New Zealand suffered a series of major earthquakes last year, several being within the city of Christchurch. Now, matchmakers in the area say the disasters have changed the way locals view dating.

Rosie Bowie, who runs the New Zealand-based dating service Matchcompany, says residents are now more open-minded about their potential partners.

Couple holding hands(Photo: Catherine MacBride from Flickr for Getty Images)

"Before the quakes, people were fussy about what they wanted. They would say they wanted someone who went to Christ's College, and there was a sense nobody was quite good enough for them. Now they are much more realistic about the fact they won't ever meet the person they expect to meet. They meet people who are available."

From the sound of it, the earthquakes gave people a sense of their own mortality, and in turn, a dose of reality. There's nothing wrong with having expectations, but when those expectations are described as "fussy", I suppose that's another story.

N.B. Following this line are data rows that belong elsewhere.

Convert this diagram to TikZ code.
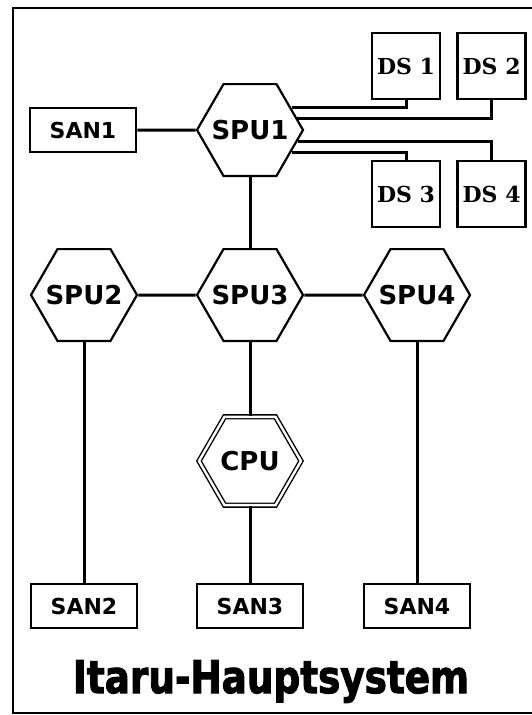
\documentclass[tikz,border=0pt]{standalone}
\usepackage{fontspec}
\setsansfont{DejaVu Sans}
\setmainfont{DejaVu Serif}
\newfontfamily\titelfont{DejaVu Sans}[BoldFeatures={FakeBold=2.5}]
\usetikzlibrary{shapes.geometric, positioning}

\begin{document}
\begin{tikzpicture}[
  x=1pt, y=-1pt,
  node distance=15pt,
  spu/.style={regular polygon, regular polygon sides=6, draw, line width=2.2pt, minimum size=106pt, inner sep=0pt, font=\sffamily\bfseries\fontsize{26}{26}\selectfont},
  cpu/.style={spu, double, double distance=2.4pt, line width=1.4pt, minimum size=102pt},
  san/.style={rectangle, draw, line width=2.6pt, minimum width=106pt, minimum height=44pt, font=\sffamily\bfseries\fontsize{22}{22}\selectfont},
  ds/.style={rectangle, draw, line width=2.6pt, minimum width=68pt, minimum height=66pt, inner sep=0pt, font=\rmfamily\bfseries\fontsize{22}{22}\selectfont},
  link/.style={line width=3pt}
]
\useasboundingbox (0,0) rectangle (532,715);

% Frame
\draw[line width=2.6pt] (540,8) -- (13,8) -- (13,713) -- (540,713);

% Nodes
\node[spu] (spu1) at (250,130) {\makebox[0pt]{SPU1}};
\node[san] (san1) at (83,130) {SAN1};
\node[ds] (ds1) at (406,66) {DS 1};
\node[ds, right=of ds1] (ds2) {DS 2};
\node[ds] (ds3) at (406,194) {DS 3};
\node[ds, right=of ds3] (ds4) {DS 4};

\node[spu] (spu3) at (250,295) {\makebox[0pt]{SPU3}};
\node[spu] (spu2) at (84,295) {\makebox[0pt]{SPU2}};
\node[spu] (spu4) at (417,295) {\makebox[0pt]{SPU4}};
\node[cpu] (cpu) at (250,461) {\makebox[0pt]{CPU}};

\node[san] (san2) at (84,606) {SAN2};
\node[san] (san3) at (250,606) {SAN3};
\node[san] (san4) at (417,606) {SAN4};

% Lines
\draw[link] (san1) -- (spu1);
\draw[link] (spu1.28) -| (ds1.south);
\draw[link] (spu1.14) -| (ds2.south);
\draw[link] (spu1.-13) -| (ds4.north);
\draw[link] (spu1.-28) -| (ds3.north);
\draw[link] (spu1) -- (spu3);
\draw[link] (spu2) -- (spu3);
\draw[link] (spu3) -- (spu4);
\draw[link] (spu3) -- (cpu);
\draw[link] (cpu) -- (san3);
\draw[link] (spu2) -- (san2);
\draw[link] (spu4) -- (san4);

% Title
\node[anchor=base, font=\titelfont\bfseries\fontsize{45}{45}\selectfont] (titel) at (271,693) {\scalebox{0.83}[1]{Itaru-Hauptsystem}};

\end{tikzpicture}
\end{document}
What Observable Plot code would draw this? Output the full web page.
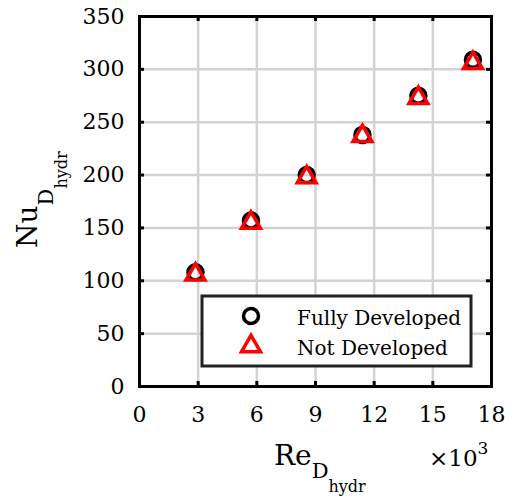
<!DOCTYPE html>
<html>
<head>
<meta charset="utf-8">
<script src="https://cdn.jsdelivr.net/npm/d3@7"></script>
<script src="https://cdn.jsdelivr.net/npm/@observablehq/plot@0.6"></script>
<style>
html,body{margin:0;padding:0;background:#fff;}
</style>
</head>
<body>
<div id="chart"></div>
<script>
// Data (Re in thousands)
const reFully = [2.86, 5.70, 8.55, 11.40, 14.26, 17.05];
const nuFully = [108, 157, 200, 238, 275, 309];
const reNot = [2.86, 5.70, 8.55, 11.40, 14.26, 17.05];
const nuNot = [108, 157, 200, 239, 275, 308];
const xTicks = [0, 3, 6, 9, 12, 15, 18];
const yTicks = [0, 50, 100, 150, 200, 250, 300, 350];
const seriesNames = ["Fully Developed", "Not Developed"];

const fully = reFully.map((x, i) => ({x, y: nuFully[i]}));
const notDev = reNot.map((x, i) => ({x, y: nuNot[i]}));

const W = 514, H = 502;
const mL = 139, mR = 23, mT = 16, mB = 116;
const frameH = H - mT - mB, frameW = W - mL - mR;
const tickLen = 5;
const font = "DejaVu Serif";

// MATLAB-like upward triangle, centred on its bounding box
const triUp = {
  draw(context, size) {
    const r = Math.sqrt(size / Math.PI);
    const s = r * 2.7, h = s * Math.sqrt(3) / 2;
    context.moveTo(0, -h / 2 - 0.5);
    context.lineTo(s / 2, h / 2 - 0.5);
    context.lineTo(-s / 2, h / 2 - 0.5);
    context.closePath();
  }
};

const plot = Plot.plot({
  width: W, height: H,
  marginLeft: mL, marginRight: mR, marginTop: mT, marginBottom: mB,
  style: {fontFamily: font, background: "white"},
  x: {domain: [0, 18]},
  y: {domain: [0, 350]},
  marks: [
    Plot.gridX(xTicks, {stroke: "#d3d3d3", strokeOpacity: 1, strokeWidth: 2.5}),
    Plot.gridY(yTicks, {stroke: "#d3d3d3", strokeOpacity: 1, strokeWidth: 2.5}),
    // inner ticks (MATLAB box style)
    Plot.ruleX(xTicks, {x: d => d, insetTop: frameH - tickLen, stroke: "black", strokeWidth: 3}),
    Plot.ruleX(xTicks, {x: d => d, insetBottom: frameH - tickLen, stroke: "black", strokeWidth: 3}),
    Plot.ruleY(yTicks, {y: d => d, insetRight: frameW - tickLen, stroke: "black", strokeWidth: 3}),
    Plot.ruleY(yTicks, {y: d => d, insetLeft: frameW - tickLen, stroke: "black", strokeWidth: 3}),
    Plot.axisX(xTicks, {anchor: "bottom", tickSize: 0, tickPadding: 20, fontSize: 22, label: null, fill: "black"}),
    Plot.axisY(yTicks, {anchor: "left", tickSize: 0, tickPadding: 15, fontSize: 22, label: null, fill: "black"}),
    Plot.frame({stroke: "black", strokeWidth: 3}),
    Plot.dot(fully, {x: "x", y: "y", r: 7.5, stroke: "black", strokeWidth: 3.5, fill: "none"}),
    Plot.dot(notDev, {x: "x", y: "y", symbol: triUp, r: 7, stroke: "red", strokeWidth: 3.5, fill: "none"})
  ]
});

document.getElementById("chart").appendChild(plot);
const svg = d3.select(plot);

// Y label: Nu_{D_{hydr}}
const yl = svg.append("text")
  .attr("transform", "translate(37,248) rotate(-90)")
  .attr("text-anchor", "start")
  .attr("font-family", font).attr("fill", "black");
yl.append("tspan").attr("font-size", 28).text("Nu");
yl.append("tspan").attr("font-size", 21).attr("dy", 16).text("D");
yl.append("tspan").attr("font-size", 16).attr("dy", 14).text("hydr");

// X label: Re_{D_{hydr}}
const xl = svg.append("text")
  .attr("x", 274).attr("y", 465)
  .attr("text-anchor", "start")
  .attr("font-family", font).attr("fill", "black");
xl.append("tspan").attr("font-size", 28).text("Re");
xl.append("tspan").attr("font-size", 21).attr("dy", 13).text("D");
xl.append("tspan").attr("font-size", 16).attr("dy", 14).text("hydr");

// exponent
const ex = svg.append("text")
  .attr("x", 429).attr("y", 466)
  .attr("text-anchor", "start")
  .attr("font-family", font).attr("fill", "black");
ex.append("tspan").attr("font-size", 23).text("×10");
ex.append("tspan").attr("font-size", 17).attr("dy", -12).text("3");

// Legend
const lg = svg.append("g").attr("text-anchor", "start");
lg.append("rect").attr("x", 202).attr("y", 296).attr("width", 269).attr("height", 70)
  .attr("fill", "white").attr("stroke", "#222").attr("stroke-width", 3);
lg.append("circle").attr("cx", 251).attr("cy", 316).attr("r", 7.5)
  .attr("fill", "none").attr("stroke", "black").attr("stroke-width", 3.5);
lg.append("path").attr("transform", "translate(251,344)")
  .attr("d", d3.symbol(triUp, Math.PI * 49)())
  .attr("fill", "none").attr("stroke", "red").attr("stroke-width", 3.5);
lg.append("text").attr("x", 297).attr("y", 325).attr("font-family", font).attr("font-size", 20)
  .attr("fill", "black").text(seriesNames[0]);
lg.append("text").attr("x", 297).attr("y", 355).attr("font-family", font).attr("font-size", 20)
  .attr("fill", "black").text(seriesNames[1]);
</script>
</body>
</html>
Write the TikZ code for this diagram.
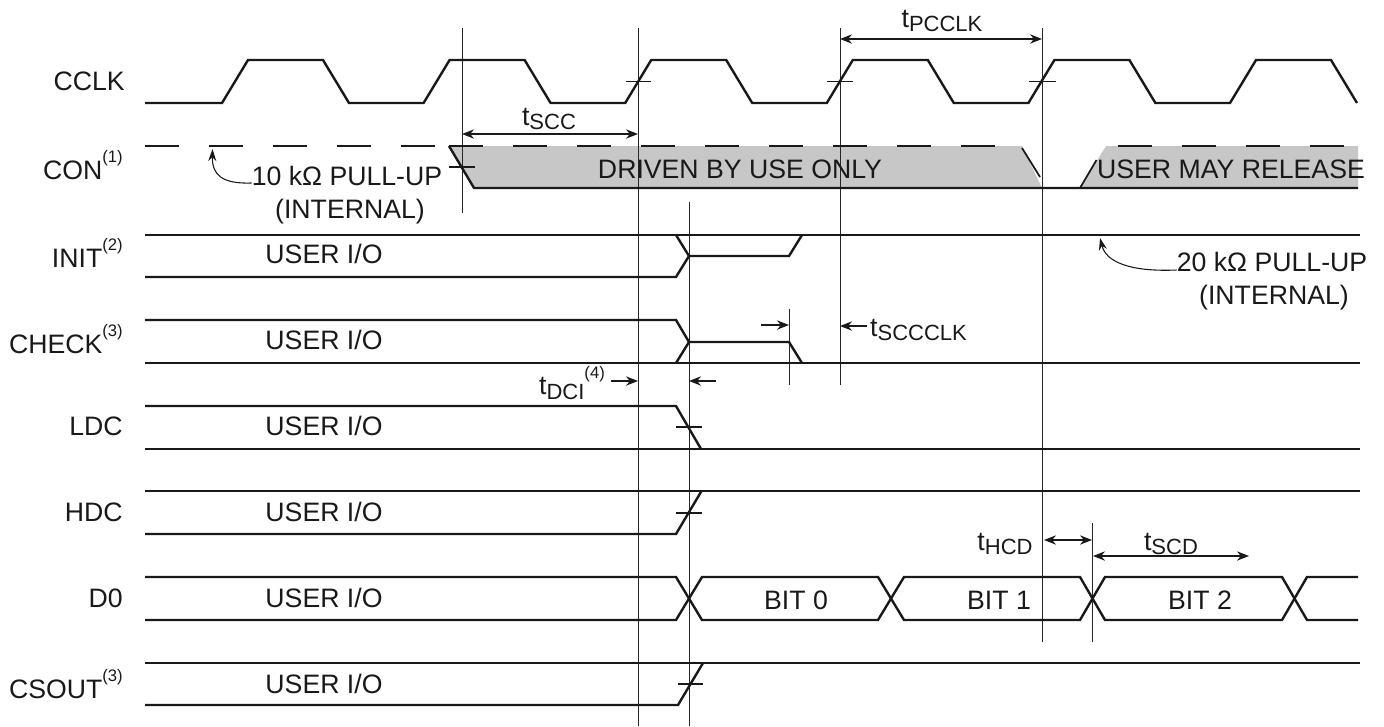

This certainly isn't the first time a natural disaster made people look for love. After Hurricane Irene hit the East Coast last year, dating website OkCupid had a huge spike in users, with 50,000+ New Yorkers alone logging in, sending 88,402 messages.

And indeed, not only did the New Zealand earthquakes change the way locals perceived dating; it also made them want to date more. Rick Davies, who manages the New Zealand dating site FindSomeone, says there has been a huge and steady increase in users from areas affected by the quakes.

Davies summed up the behavior: "People are now living for the moment, rather than the future."

No point in waiting for a natural disaster. Now is as good a time as any to cross "find mate" off your to-do list.